Mr. Hernandez, who worked at a bodega close to where the boy was last seen, would confess that he had killed a child to a church group and others in the early 1980s, a prosecutor said during opening statements on Friday.


Mr. Hernandez was described by the prosecutor as a person wracked with guilt who told his ex-wife, a friend and a church group about his crime, but withheld some information.



“The defendant feels tremendous guilt and he wants to unburden himself but he doesn’t want to get caught,” the prosecutor, Joan Illuzzi-Orbon, said.


Photo


Cyrus R. Vance Jr., the Manhattan district attorney, on Friday, the first day of the murder trial for Pedro Hernandez, who is accused of murdering Etan. Credit Michael Appleton for The New York Times

Mr.

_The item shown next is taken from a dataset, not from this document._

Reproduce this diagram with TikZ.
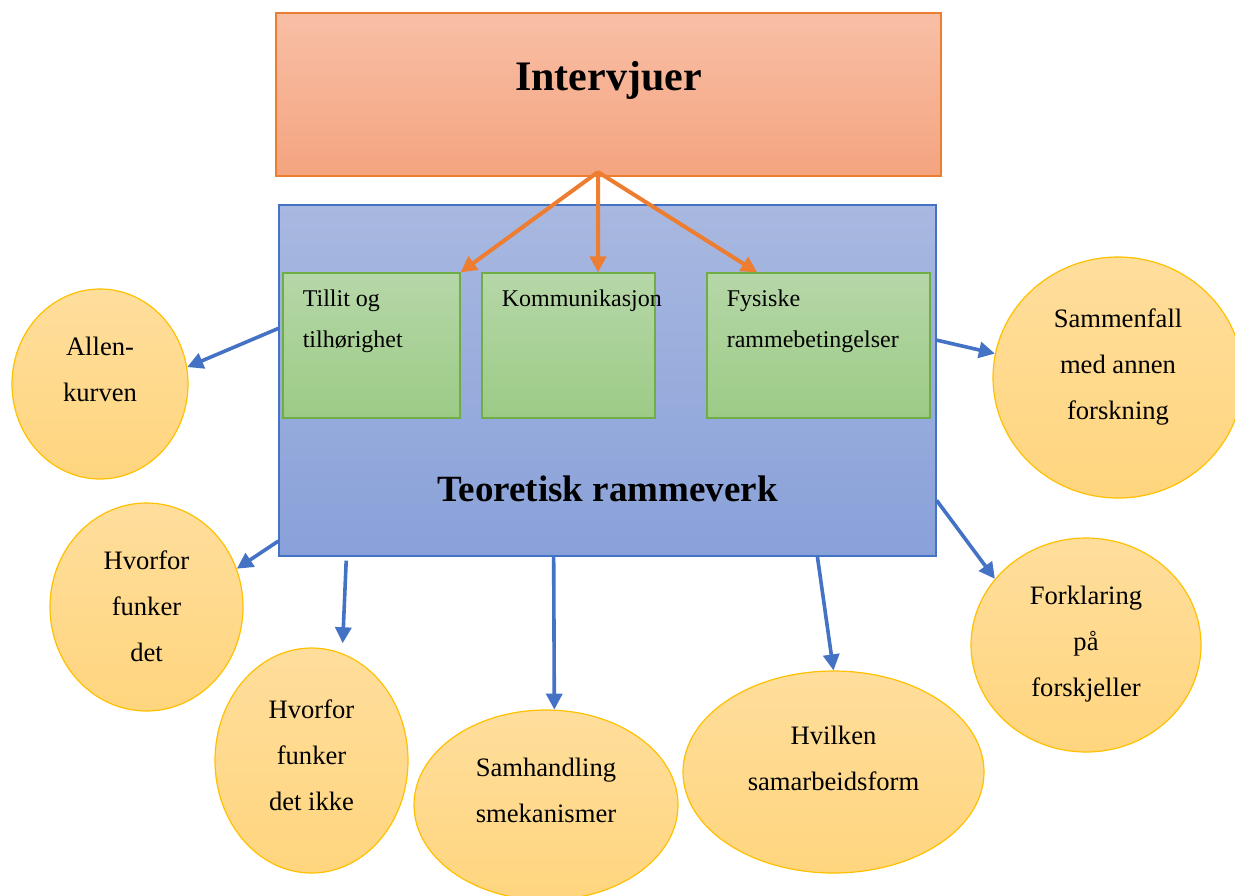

Hernandez, 53, of Maple Shade, N.J., was arrested in May 2012 on a tip from one of his family members, who told the police Mr. Hernandez had talked about killing a child in the late 1970s. Picked up at his home, Mr. Hernandez broke down and confessed after a six-hour interrogation by three New York detectives.


Twelve hours later, he repeated the confession to a senior prosecutor in Manhattan. Both statements were videotaped and they form the heart of the people’s case against Mr. Hernandez.


Defense lawyers argue those statements were fictional stories, spun by a compliant man with a history of mental illness and a low IQ. They intend to call expert witnesses to testify Mr. Hernandez has trouble distinguishing between fantasy and reality.


The defense, which is expected to deliver its opening statement later on Friday, also plans to introduce evidence suggesting another man was responsible for Etan’s death: Jose Antonio Ramos, a convicted child molester who knew the boy’s babysitter and was a longtime suspect in the case.


Prosecutors have said they have no scientific testimony to buttress their case. Etan’s body was never found. But they have said they will call Mr. Hernandez’s first wife and one of his childhood friends, who will both testify he made similar admissions in the early 1980s about having killed a child in New York City.


But prosecutors acknowledge the state’s case depends heavily on the jurors deciding the confessions are reliable and prove Mr. Hernandez’s guilt beyond a reasonable doubt. They say the defense has exaggerated Mr. Hernandez’s mental disabilities.


Mr. Hernandez was a teenage store clerk at a bodega at West Broadway and Prince near the spot where Etan was last seen alive. It was the first time his parents had allowed him to go to school on his own; he had a dollar to buy a soft drink.


On the videotapes, Mr. Hernandez tells investigators he lured Etan into the basement of the bodega with the promise of a soda, then throttled him from behind, squeezing his neck until he lost consciousness.


Then, Mr. Hernandez said, he wrapped the boy, still alive, in a thick garbage bag, put the bag in a cardboard box and carried it two blocks away, leaving it with some trash in an alley.


“I don’t know why I did it,” he said toward the end of the second interview with a senior prosecutor, Armand Durastanti. “I tried to stop, but I couldn’t stop. My legs were jumping. I was nervous and I did it and I’m sorry I did it.”


Etan became one of the first missing children featured on milk cartons. His parents helped shape legislation that created a nationwide framework for addressing such cases, and the anniversary of his disappearance became national Missing Children’s Day.


And among Mr. Hernandez's personal belongings, Ms. Illuzzi-Orbon, said on Friday, was a picture of Etan.